• [What you are asked to do]: Work out how many lines have "this" in them. Give only that number.

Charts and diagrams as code
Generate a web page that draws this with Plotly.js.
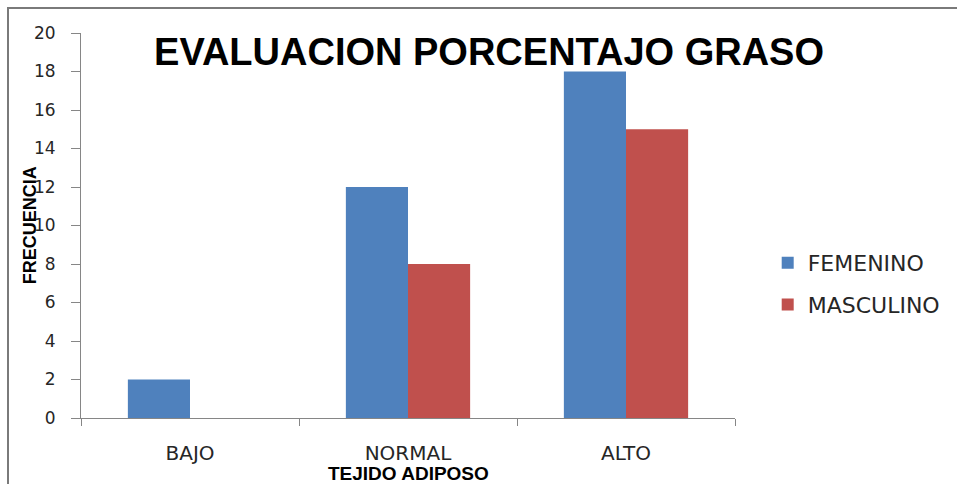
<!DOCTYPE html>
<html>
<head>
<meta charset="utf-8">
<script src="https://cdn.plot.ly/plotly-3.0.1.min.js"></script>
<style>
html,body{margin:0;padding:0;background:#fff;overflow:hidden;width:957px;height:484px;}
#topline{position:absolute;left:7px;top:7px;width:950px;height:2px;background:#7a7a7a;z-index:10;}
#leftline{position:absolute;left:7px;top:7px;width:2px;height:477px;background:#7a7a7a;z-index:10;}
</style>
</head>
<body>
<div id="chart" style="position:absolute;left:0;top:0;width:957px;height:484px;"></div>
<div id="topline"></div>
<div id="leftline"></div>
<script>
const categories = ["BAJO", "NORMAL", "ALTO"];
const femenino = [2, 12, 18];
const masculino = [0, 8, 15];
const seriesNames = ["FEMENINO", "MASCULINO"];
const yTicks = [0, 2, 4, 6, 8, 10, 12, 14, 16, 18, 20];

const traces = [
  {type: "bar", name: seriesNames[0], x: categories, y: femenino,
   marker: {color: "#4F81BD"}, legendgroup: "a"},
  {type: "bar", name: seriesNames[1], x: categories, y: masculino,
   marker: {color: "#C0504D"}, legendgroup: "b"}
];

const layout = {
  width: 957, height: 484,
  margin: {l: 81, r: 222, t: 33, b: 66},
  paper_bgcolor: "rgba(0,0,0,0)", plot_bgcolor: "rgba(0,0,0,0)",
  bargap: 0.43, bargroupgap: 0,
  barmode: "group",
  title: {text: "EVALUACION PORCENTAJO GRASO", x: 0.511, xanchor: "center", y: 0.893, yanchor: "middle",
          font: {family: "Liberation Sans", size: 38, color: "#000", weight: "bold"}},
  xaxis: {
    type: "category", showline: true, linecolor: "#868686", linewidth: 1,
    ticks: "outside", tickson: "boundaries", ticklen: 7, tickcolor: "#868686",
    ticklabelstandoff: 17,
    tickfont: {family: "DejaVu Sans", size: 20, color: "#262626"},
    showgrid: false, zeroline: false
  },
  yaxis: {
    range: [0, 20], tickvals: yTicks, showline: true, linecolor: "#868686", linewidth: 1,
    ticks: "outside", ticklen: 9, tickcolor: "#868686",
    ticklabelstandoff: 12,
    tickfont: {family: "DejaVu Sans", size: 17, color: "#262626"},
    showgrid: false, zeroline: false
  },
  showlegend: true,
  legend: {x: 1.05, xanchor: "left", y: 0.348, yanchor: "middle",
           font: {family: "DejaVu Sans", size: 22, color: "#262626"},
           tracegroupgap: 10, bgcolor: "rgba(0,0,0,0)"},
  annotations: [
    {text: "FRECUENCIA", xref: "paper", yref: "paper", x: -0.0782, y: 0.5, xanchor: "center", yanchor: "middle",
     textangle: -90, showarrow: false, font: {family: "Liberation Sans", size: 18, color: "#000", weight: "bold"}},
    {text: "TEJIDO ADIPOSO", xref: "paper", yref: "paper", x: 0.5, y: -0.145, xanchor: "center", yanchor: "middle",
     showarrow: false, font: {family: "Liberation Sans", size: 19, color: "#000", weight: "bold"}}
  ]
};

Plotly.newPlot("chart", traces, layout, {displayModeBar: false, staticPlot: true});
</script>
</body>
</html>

...

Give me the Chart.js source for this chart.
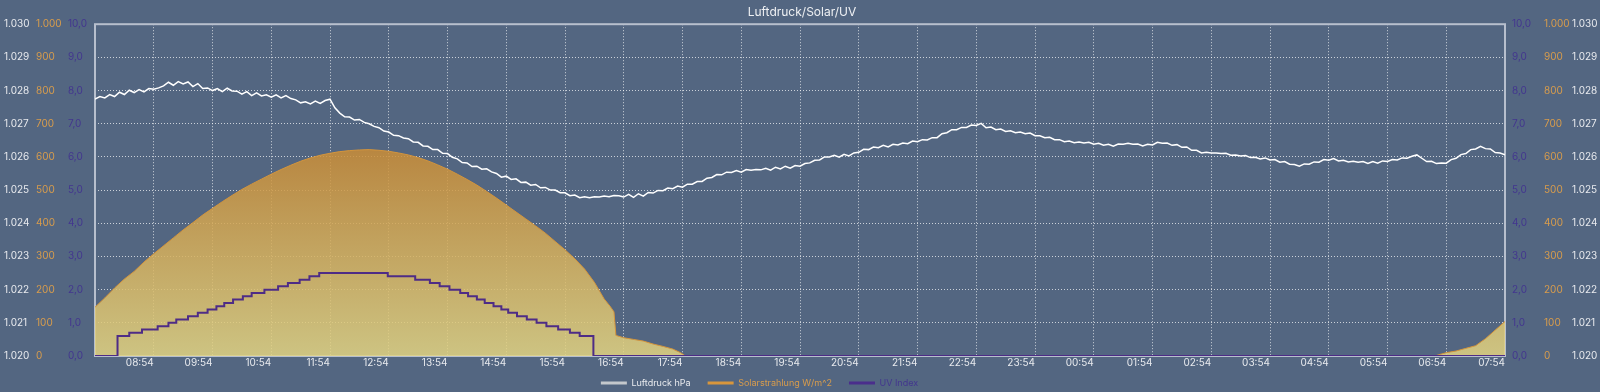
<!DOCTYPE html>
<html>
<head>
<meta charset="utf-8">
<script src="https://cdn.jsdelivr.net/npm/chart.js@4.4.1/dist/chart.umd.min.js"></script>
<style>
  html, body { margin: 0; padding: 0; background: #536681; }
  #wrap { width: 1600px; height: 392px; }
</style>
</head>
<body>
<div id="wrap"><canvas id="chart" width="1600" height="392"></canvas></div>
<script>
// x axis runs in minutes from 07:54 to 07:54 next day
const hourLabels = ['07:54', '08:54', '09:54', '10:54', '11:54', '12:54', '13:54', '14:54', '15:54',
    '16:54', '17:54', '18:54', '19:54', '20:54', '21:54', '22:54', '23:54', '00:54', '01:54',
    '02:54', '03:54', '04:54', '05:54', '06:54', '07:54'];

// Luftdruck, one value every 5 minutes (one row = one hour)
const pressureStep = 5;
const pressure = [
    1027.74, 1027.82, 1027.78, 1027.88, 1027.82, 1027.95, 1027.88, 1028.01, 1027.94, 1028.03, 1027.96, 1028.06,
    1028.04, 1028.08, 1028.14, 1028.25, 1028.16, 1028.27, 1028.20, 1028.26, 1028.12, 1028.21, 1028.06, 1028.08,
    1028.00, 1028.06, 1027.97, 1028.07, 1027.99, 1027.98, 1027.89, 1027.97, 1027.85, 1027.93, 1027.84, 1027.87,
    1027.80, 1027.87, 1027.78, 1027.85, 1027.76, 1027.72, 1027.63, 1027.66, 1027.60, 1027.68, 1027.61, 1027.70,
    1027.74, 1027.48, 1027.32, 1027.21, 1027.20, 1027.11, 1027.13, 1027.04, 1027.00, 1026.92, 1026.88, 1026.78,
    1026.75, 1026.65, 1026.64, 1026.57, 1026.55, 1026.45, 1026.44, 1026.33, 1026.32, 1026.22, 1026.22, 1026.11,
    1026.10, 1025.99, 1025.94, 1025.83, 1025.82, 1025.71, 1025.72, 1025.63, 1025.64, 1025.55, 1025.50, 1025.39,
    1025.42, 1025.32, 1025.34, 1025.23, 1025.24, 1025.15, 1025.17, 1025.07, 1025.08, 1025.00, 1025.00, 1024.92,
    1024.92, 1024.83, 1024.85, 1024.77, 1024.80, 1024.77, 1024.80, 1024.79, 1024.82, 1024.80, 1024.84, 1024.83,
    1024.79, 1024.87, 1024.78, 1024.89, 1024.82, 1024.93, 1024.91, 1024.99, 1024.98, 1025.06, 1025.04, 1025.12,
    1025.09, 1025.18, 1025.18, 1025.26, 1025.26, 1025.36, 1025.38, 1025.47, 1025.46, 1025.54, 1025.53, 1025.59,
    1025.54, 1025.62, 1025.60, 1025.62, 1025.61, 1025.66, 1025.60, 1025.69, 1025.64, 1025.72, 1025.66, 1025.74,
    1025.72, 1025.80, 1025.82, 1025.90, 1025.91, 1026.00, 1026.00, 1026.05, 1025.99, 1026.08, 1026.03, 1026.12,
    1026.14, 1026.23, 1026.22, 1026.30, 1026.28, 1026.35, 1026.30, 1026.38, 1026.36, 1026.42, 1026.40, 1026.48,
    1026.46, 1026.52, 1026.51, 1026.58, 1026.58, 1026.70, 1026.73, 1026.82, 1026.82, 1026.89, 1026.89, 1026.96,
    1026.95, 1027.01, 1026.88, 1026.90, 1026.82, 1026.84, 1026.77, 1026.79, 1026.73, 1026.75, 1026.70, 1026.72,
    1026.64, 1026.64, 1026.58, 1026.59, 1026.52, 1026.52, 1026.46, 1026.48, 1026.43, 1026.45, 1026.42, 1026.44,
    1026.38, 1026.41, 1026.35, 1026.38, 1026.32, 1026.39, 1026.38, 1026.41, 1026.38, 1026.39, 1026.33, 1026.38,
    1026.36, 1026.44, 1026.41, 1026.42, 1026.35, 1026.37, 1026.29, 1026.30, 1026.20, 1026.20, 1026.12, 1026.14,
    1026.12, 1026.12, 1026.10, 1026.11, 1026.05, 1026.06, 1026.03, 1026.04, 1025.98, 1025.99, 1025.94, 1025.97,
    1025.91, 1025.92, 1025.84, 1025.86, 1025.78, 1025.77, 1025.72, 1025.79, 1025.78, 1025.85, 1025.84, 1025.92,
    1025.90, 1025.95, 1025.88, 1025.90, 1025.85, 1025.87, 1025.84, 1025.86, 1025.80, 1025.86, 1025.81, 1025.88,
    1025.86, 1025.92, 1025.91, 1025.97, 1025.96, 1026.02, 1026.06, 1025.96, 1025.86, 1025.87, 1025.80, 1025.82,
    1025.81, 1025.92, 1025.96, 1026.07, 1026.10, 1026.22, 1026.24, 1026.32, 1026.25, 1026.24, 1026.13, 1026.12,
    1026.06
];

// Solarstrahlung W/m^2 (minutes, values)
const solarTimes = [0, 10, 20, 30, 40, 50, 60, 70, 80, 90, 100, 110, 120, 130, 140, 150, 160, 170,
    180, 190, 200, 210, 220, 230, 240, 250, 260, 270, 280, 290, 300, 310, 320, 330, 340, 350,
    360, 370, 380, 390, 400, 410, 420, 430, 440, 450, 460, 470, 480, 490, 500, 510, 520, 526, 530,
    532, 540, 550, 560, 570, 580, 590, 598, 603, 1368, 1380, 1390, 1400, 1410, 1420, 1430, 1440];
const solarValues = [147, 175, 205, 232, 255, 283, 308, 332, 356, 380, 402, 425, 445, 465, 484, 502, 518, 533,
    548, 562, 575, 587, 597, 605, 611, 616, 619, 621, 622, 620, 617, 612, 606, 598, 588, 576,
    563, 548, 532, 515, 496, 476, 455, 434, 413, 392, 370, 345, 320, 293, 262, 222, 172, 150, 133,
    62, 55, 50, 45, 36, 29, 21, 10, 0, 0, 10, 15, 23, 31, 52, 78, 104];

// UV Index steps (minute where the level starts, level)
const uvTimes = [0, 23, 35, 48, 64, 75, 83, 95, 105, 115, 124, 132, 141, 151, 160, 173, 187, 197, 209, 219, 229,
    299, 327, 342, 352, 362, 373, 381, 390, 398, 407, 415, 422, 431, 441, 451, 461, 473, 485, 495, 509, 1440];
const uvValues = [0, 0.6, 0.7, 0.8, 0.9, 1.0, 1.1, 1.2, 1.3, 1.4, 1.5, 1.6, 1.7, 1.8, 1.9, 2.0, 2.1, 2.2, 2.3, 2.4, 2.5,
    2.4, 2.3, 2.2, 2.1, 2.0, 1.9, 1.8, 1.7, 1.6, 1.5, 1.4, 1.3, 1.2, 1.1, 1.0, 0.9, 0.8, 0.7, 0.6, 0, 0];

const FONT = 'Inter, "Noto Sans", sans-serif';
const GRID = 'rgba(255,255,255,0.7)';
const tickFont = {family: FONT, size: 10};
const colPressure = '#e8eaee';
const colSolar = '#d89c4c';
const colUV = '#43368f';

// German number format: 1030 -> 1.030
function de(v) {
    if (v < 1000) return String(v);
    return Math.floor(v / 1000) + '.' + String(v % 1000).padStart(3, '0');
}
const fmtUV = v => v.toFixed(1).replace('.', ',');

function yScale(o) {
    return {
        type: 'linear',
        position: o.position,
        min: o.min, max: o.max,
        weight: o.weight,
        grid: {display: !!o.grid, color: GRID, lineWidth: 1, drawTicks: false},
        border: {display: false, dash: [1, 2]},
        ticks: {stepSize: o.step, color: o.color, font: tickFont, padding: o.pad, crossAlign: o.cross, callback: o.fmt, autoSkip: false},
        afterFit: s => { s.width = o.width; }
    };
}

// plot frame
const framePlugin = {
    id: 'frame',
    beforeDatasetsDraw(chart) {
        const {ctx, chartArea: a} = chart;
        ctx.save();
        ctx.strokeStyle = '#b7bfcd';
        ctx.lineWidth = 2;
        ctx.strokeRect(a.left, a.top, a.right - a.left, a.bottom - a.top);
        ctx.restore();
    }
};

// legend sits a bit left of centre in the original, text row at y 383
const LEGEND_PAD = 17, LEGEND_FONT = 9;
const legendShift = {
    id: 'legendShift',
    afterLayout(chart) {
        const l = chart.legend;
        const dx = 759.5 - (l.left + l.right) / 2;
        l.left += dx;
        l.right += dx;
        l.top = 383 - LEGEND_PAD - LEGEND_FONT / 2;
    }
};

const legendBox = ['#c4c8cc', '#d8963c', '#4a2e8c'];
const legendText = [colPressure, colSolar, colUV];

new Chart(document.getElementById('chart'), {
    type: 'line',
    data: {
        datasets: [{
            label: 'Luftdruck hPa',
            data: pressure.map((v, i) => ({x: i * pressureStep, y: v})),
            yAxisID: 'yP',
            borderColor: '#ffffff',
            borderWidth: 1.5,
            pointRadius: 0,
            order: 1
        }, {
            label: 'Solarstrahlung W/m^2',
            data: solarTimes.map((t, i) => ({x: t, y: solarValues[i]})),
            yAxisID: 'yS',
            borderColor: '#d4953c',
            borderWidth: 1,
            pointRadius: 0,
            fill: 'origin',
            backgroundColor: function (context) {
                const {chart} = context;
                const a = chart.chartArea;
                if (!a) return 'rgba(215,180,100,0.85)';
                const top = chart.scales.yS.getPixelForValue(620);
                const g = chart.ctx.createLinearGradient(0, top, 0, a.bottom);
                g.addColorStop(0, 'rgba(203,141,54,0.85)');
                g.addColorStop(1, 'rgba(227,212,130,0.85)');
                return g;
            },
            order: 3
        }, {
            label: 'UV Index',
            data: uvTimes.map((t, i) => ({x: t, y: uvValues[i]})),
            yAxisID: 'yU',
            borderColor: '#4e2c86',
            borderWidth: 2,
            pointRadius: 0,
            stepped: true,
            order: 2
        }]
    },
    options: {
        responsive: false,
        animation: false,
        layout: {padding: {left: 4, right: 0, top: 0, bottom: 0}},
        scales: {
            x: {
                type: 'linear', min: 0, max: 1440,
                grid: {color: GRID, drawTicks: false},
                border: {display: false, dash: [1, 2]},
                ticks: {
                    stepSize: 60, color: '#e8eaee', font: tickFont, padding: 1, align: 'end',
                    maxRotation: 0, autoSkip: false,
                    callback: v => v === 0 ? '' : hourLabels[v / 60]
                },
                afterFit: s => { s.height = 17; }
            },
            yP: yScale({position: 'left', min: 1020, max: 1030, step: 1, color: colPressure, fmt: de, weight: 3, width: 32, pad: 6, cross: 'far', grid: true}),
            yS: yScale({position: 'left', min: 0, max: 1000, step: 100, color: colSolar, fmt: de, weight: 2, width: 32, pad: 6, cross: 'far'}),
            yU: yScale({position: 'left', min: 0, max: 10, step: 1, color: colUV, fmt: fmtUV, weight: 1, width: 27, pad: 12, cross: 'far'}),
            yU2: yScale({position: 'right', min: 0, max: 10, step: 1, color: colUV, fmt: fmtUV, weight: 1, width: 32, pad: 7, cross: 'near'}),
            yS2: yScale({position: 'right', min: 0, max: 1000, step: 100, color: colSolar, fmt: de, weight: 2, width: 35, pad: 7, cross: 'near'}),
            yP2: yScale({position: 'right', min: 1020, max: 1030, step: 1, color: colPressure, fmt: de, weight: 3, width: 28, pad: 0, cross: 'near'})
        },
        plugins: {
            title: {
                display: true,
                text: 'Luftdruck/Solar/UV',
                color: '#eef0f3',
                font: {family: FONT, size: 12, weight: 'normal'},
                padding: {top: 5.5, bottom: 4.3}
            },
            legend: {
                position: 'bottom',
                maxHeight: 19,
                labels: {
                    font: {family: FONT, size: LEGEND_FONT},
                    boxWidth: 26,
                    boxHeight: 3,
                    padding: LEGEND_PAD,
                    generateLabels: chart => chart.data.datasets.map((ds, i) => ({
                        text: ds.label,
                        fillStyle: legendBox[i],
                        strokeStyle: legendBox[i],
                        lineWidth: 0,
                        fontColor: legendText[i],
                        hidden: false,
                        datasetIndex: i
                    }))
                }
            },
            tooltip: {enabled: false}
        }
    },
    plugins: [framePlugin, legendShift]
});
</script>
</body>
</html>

==

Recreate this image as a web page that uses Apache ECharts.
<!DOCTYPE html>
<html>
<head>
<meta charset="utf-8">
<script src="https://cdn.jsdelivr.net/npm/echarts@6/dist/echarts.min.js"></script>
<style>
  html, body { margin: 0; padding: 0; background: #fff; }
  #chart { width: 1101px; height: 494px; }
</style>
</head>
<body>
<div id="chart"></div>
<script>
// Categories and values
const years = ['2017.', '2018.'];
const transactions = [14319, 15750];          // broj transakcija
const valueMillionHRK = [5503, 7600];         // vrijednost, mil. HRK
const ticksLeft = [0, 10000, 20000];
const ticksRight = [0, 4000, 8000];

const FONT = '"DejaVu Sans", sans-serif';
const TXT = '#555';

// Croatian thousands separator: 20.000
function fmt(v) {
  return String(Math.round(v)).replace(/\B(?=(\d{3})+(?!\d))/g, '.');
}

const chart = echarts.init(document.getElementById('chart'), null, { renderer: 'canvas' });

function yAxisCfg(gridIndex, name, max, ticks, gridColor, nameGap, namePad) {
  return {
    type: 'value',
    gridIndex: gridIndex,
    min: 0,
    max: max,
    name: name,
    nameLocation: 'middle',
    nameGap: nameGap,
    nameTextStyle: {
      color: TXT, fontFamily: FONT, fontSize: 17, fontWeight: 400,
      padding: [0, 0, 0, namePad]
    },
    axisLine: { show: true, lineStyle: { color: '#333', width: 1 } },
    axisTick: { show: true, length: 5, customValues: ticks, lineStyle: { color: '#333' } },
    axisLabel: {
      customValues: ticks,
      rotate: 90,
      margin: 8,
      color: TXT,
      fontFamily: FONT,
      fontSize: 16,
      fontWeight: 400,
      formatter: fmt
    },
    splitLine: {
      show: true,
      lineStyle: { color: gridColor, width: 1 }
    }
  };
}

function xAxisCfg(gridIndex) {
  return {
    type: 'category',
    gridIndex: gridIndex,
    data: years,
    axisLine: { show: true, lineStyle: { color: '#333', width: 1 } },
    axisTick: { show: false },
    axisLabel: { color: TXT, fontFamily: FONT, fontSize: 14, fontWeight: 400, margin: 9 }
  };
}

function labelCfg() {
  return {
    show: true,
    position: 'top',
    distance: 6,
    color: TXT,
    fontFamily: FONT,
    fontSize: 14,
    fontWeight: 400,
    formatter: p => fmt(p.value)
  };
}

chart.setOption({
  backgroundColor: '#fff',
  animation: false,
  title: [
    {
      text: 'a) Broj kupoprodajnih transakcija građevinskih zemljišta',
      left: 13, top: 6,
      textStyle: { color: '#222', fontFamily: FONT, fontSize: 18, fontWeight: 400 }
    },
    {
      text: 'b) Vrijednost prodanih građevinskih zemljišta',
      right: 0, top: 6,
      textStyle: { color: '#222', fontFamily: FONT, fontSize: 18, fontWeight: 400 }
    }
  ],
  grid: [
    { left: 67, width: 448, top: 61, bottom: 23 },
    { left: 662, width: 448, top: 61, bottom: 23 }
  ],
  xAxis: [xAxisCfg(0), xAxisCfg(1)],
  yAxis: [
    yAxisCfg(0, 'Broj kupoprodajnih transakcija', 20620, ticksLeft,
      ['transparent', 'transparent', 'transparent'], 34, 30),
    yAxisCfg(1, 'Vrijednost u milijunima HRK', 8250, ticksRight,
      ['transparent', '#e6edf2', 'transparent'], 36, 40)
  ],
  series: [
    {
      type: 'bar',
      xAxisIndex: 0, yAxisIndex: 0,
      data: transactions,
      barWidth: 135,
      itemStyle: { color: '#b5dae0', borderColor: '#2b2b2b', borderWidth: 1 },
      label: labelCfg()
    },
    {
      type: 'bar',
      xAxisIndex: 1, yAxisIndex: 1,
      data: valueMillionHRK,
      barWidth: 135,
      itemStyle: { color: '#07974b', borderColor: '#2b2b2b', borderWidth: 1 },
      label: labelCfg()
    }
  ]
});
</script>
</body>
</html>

• [Written response]: 3